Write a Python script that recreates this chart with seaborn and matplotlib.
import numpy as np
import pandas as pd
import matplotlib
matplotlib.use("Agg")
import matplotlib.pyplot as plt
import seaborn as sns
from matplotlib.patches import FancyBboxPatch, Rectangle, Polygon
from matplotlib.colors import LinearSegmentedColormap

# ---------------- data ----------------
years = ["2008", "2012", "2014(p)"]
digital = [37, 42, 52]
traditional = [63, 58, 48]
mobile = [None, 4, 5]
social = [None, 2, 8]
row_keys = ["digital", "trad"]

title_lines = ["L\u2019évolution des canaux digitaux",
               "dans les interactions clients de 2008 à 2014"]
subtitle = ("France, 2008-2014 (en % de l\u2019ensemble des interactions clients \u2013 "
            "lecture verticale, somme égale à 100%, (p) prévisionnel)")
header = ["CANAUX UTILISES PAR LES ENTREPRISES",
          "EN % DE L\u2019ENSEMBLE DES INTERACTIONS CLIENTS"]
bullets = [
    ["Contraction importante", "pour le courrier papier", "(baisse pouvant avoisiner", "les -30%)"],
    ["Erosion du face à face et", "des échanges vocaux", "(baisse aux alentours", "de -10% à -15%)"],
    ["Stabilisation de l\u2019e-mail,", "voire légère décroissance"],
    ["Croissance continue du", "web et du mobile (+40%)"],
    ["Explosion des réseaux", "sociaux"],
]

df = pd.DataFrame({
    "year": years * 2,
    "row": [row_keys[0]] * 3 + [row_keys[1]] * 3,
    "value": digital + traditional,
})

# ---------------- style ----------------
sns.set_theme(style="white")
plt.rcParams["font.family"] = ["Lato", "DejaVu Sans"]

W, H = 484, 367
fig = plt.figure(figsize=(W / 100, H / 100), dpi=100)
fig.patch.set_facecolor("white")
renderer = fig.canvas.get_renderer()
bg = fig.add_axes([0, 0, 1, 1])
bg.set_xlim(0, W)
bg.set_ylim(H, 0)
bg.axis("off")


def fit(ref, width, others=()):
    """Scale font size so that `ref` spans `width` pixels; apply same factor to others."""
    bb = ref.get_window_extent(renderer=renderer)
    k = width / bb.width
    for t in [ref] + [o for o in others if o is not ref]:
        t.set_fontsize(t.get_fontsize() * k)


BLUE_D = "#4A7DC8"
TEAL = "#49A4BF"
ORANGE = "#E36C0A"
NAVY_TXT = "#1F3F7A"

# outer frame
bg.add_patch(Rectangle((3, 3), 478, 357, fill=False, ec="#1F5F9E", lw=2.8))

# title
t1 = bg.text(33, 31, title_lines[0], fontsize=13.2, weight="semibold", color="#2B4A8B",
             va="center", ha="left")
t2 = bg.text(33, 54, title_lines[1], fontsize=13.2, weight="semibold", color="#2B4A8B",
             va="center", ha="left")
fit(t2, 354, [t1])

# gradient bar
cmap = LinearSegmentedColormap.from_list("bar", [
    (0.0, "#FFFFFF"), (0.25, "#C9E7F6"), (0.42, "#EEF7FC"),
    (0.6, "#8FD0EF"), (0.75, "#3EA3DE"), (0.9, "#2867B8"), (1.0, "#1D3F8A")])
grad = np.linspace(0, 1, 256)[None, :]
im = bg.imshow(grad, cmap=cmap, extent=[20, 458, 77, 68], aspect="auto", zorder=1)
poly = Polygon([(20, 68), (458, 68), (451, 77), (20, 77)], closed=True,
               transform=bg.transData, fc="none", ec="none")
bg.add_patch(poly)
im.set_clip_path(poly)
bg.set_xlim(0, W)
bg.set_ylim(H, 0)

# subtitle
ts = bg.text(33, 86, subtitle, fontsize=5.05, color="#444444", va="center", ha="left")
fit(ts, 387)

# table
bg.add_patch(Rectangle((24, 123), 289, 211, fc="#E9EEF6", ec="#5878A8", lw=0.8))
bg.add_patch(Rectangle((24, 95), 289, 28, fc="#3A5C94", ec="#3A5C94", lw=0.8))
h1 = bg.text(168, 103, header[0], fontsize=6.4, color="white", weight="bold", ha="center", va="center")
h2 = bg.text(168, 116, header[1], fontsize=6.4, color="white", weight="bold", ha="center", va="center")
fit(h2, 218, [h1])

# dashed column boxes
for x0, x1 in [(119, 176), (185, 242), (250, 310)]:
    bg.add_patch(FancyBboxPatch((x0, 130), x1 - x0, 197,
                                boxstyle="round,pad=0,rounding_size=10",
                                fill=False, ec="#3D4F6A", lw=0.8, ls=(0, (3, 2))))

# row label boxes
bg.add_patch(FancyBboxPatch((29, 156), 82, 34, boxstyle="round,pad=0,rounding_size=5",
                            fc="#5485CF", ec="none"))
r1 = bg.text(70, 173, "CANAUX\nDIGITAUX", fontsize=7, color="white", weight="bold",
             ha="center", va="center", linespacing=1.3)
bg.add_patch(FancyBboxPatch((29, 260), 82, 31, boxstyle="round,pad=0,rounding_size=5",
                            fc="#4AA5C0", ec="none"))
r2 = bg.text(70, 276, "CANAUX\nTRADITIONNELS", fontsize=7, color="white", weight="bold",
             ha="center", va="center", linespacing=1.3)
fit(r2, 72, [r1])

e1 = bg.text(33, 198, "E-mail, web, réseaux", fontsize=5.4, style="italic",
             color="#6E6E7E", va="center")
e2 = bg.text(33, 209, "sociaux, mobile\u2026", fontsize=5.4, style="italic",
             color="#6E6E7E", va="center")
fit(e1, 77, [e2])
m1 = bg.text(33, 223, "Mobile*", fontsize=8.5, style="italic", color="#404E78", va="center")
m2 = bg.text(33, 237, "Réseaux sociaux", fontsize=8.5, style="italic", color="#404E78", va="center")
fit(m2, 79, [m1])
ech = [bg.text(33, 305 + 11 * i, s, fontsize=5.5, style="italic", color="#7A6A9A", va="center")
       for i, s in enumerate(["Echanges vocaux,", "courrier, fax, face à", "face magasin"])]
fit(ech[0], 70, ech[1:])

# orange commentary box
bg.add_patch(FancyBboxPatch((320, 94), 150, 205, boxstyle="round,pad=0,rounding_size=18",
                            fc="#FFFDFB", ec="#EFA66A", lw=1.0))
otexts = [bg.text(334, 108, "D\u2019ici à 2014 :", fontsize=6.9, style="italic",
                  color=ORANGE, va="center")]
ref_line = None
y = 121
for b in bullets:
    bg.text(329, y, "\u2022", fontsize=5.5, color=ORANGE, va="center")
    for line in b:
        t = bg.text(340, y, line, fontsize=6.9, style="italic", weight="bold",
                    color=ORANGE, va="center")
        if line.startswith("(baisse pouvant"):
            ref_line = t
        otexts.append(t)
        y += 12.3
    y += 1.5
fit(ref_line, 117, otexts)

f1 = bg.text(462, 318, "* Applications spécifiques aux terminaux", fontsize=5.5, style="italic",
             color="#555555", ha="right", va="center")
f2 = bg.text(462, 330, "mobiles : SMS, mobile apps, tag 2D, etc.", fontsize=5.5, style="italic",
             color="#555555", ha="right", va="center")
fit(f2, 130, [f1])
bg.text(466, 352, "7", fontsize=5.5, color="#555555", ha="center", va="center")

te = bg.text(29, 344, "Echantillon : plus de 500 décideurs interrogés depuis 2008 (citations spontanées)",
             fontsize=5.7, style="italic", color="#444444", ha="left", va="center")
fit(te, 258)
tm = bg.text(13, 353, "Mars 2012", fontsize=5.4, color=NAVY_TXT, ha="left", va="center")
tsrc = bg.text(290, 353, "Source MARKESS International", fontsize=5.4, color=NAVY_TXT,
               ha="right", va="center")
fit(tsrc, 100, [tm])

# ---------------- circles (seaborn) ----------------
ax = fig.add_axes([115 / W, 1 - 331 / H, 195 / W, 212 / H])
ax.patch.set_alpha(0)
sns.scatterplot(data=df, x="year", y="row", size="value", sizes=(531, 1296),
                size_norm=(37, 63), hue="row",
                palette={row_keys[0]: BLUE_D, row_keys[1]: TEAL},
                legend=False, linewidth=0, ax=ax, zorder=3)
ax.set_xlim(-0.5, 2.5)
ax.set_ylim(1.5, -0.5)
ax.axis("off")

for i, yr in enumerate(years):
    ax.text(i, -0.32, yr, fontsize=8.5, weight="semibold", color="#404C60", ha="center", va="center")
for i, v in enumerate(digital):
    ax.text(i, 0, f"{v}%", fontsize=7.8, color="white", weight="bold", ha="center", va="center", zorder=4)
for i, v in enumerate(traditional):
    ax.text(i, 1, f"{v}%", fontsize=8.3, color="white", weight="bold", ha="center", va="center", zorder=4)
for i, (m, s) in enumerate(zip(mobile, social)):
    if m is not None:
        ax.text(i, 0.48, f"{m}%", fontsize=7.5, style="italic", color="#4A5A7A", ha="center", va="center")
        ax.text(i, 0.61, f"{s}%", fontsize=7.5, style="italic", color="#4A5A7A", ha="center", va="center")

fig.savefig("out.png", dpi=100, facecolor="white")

####################

> _PROMPT_: Produce the lines from the top of the listing through the "from matplotlib.colors import" line exactly as they appear, with no additional output.

> _ANSWER FOR THE TASK_:
Write a Python script that recreates this chart with seaborn and matplotlib.
import numpy as np
import pandas as pd
import matplotlib
matplotlib.use("Agg")
import matplotlib.pyplot as plt
import seaborn as sns
from matplotlib.patches import FancyBboxPatch, Rectangle, Polygon
from matplotlib.colors import LinearSegmentedColormap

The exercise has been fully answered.